INTERFACE is a newly established multidisciplinary research environment financed by the Swedish Research Council (VR) after a highly competitive selection process. This new effort is based on three existing excellent centers that have been working closely for the last 10 years; the Linné FLOW Centre, SeRC (Swedish e-Science Research Centre) and WWSC (Wallenberg Wood Science Centre). The new environment will merge the competence of these three existing centers to allow us to tackle new demanding challenges.
The INTERFACE centre aims to model complex transport phenomena in fluid suspensions, predict properties of flows over hierarchical interfaces, and design surfaces to maximize heat transfer, e.g. for boiling. This will be achieved by combining computational fluid dynamics on the macroscopic scale with molecular dynamics for nanoscale particles and surfaces. The design and fabrication of materials can dramatically enhance the efficiency of energy-conversion and manufacturing processes, which rely or function because of flowing fluids. Examples include cellulose production and micropatterned surfaces that reduce flow resistance or enhance phase-change heat transfer.
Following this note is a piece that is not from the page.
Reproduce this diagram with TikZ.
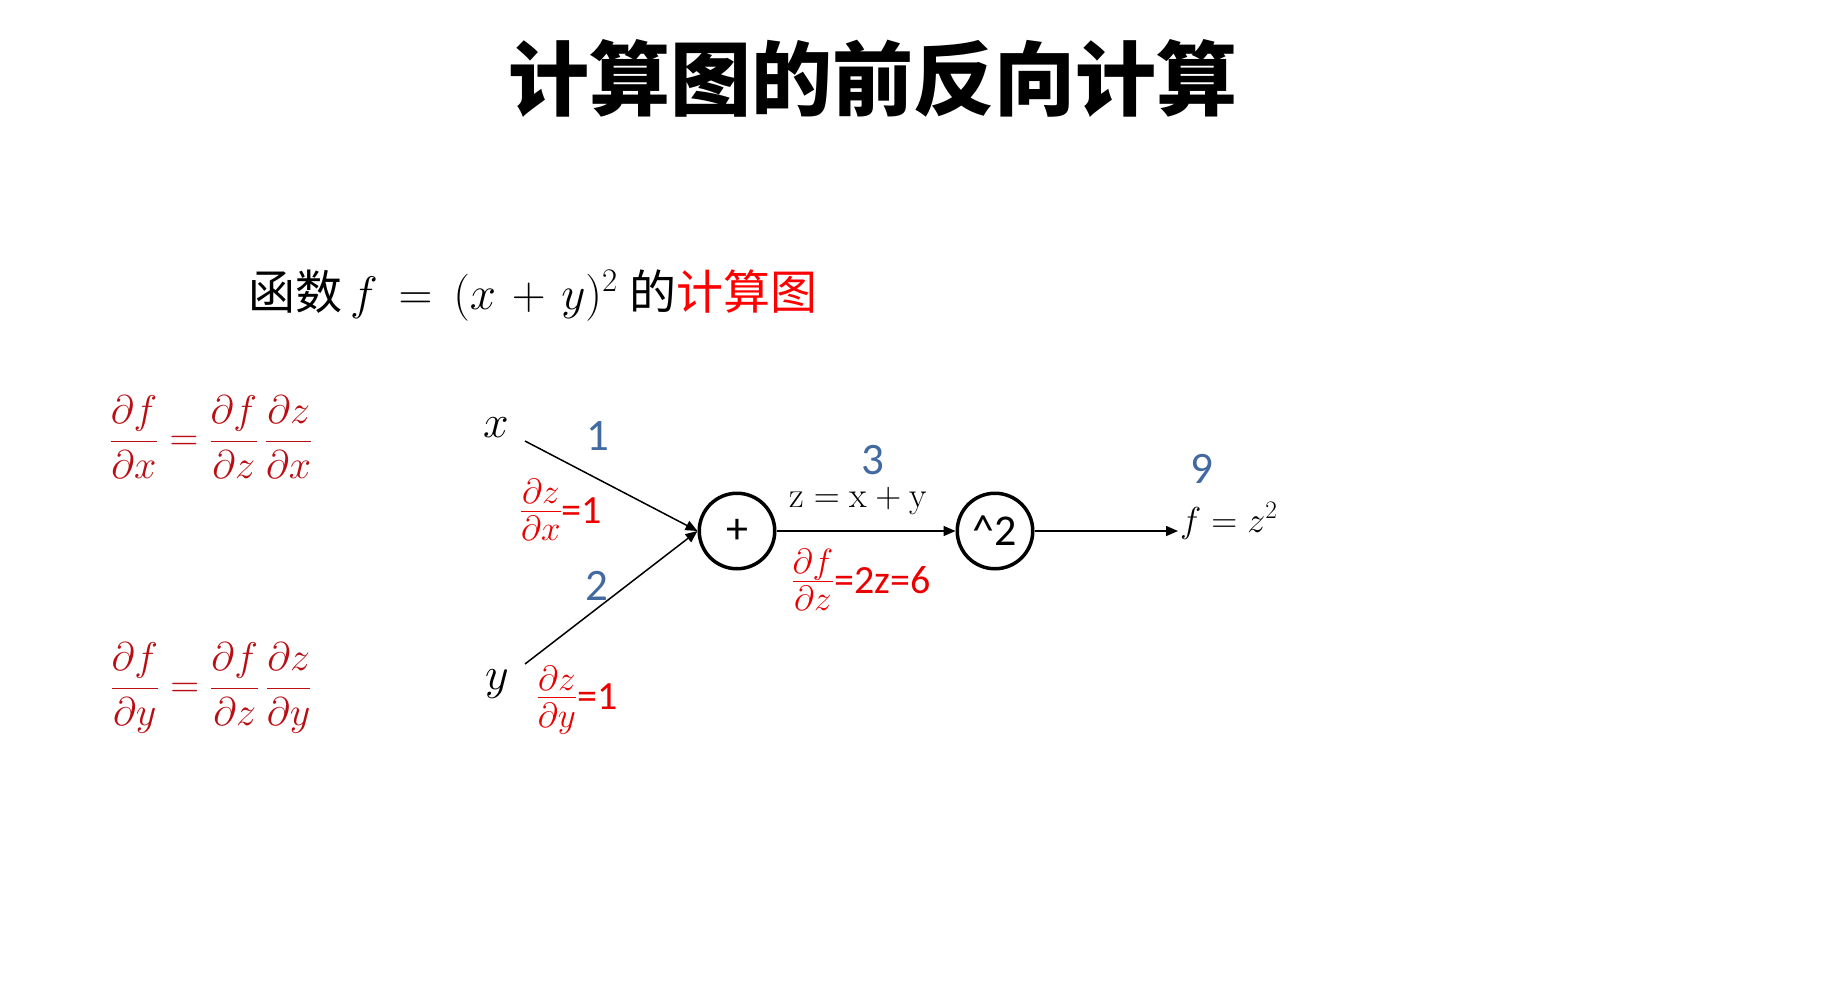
\RequirePackage{fix-cm}
\documentclass[tikz,border=0pt]{standalone}
\usepackage{fontspec}
\usetikzlibrary{arrows.meta}
\newfontfamily\cjk{Noto Sans CJK SC}
\newfontfamily\calib{Carlito}
\definecolor{nblue}{RGB}{66,105,160}
\definecolor{dred}{RGB}{185,15,20}
\definecolor{lred}{RGB}{235,0,0}
\newcommand{\bigfrac}[2]{{\fontsize{50}{56}\selectfont$\frac{#1}{#2}$}}
\tikzset{
  titlestyle/.style={inner sep=0pt, font=\fontsize{81}{90}\selectfont\cjk\bfseries},
  substyle/.style={inner sep=0pt, anchor=west, font=\fontsize{47}{56}\selectfont},
  deq/.style={inner sep=0pt, text=dred, font=\fontsize{40}{46}\selectfont},
  varstyle/.style={inner sep=0pt, font=\fontsize{46}{54}\selectfont},
  opnode/.style={circle, draw, line width=3.5pt, minimum size=75.5pt, inner sep=0pt, font=\fontsize{44}{50}\selectfont\calib},
  numstyle/.style={inner sep=0pt, text height=29pt, text depth=0pt, text=nblue, font=\fontsize{45}{50}\selectfont\calib},
  dlab/.style={inner sep=0pt, text=lred, font=\fontsize{40}{46}\selectfont\calib},
  eqlab/.style={inner sep=0pt, font=\fontsize{36}{42}\selectfont},
  conn/.style={line width=1.5pt, -{Triangle[length=12pt,width=10pt]}}
}
\begin{document}
\begin{tikzpicture}[x=1pt,y=-1pt]
\useasboundingbox[fill=white] (0,0) rectangle (1828,993);
% title
\node[titlestyle] (title) at (873,78) {计算图的前反向计算};
% subtitle
\node[substyle] (sub) at (248,295) {{\cjk 函数}\,$\thickmuskip=8mu\medmuskip=6mu f=(x+y)^2$\hspace{12pt}{\cjk 的}{\cjk\color{red}计算图}};
% chain rule formulas
\node[deq] (e1) at (211,437) {$\displaystyle\frac{\partial f}{\partial x}=\frac{\partial f}{\partial z}\,\frac{\partial z}{\partial x}$};
\node[deq] (e2) at (211,688) {$\displaystyle\frac{\partial f}{\partial y}=\frac{\partial f}{\partial z}\,\frac{\partial z}{\partial y}$};
% graph nodes
\node[varstyle] (xv) at (496,428) {$x$};
\node[varstyle] (yv) at (497,684) {$y$};
\node[opnode] (plus) at (737,531) {+};
\node[opnode] (sq) at (995,531) {\textasciicircum 2};
\node[eqlab, inner sep=2pt, anchor=base west] (fz) at (1178,532) {$f=z^2$};
\coordinate (xs) at (525,441);
\coordinate (ys) at (525,664);
% connectors
\draw[conn] (xs) -- (plus.west);
\draw[conn] (ys) -- (plus.west);
\draw[conn] (plus) -- (sq);
\draw[conn] (sq) -- (sq -| fz.west);
% labels
\node[eqlab] (zl) at (858,501) {$\mathrm{z}=\mathrm{x}+\mathrm{y}$};
\node[numstyle] (n1) at (598,436) {1};
\node[numstyle] (n2) at (597,586) {2};
\node[numstyle] (n3) at (873,460) {3};
\node[numstyle] (n9) at (1202,469) {9};
\node[dlab] (gx) at (561,510) {\bigfrac{\partial z}{\partial x}=1};
\node[dlab] (gy) at (577,700) {\bigfrac{\partial z}{\partial y}=1};
\node[dlab] (gz) at (861,580) {\bigfrac{\partial f}{\partial z}=2z=6};
\end{tikzpicture}
\end{document}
While recent advances in micro- and nanofabrication techniques are providing new technological opportunities of enormous potential, we lack high-fidelity models capturing how the underlying small-scale physiochemical processes interact with the large-scale flow and heat- and mass-transport phenomena, since these depend both on continuum and particle atomistic properties.
In order to do this, we shall combine the competence in accurate high-performance computer simulations in both Computational Fluid Dynamics (CFD) and Molecular Dynamics (MD) from SeRC with the theoretical knowledge and experimental analysis of fluid transport in FLOW, and the expertise in surface chemistry and material science at WWSC. We aim to educate a new generation of PhD students with a more pronounced multidisciplinary background and build the basis for future excellence research in Sweden beyond the six years of the present grant.
The center is organized in three themes: Boiling heat transfer, biomaterials, and hierarchical surfaces for flow control.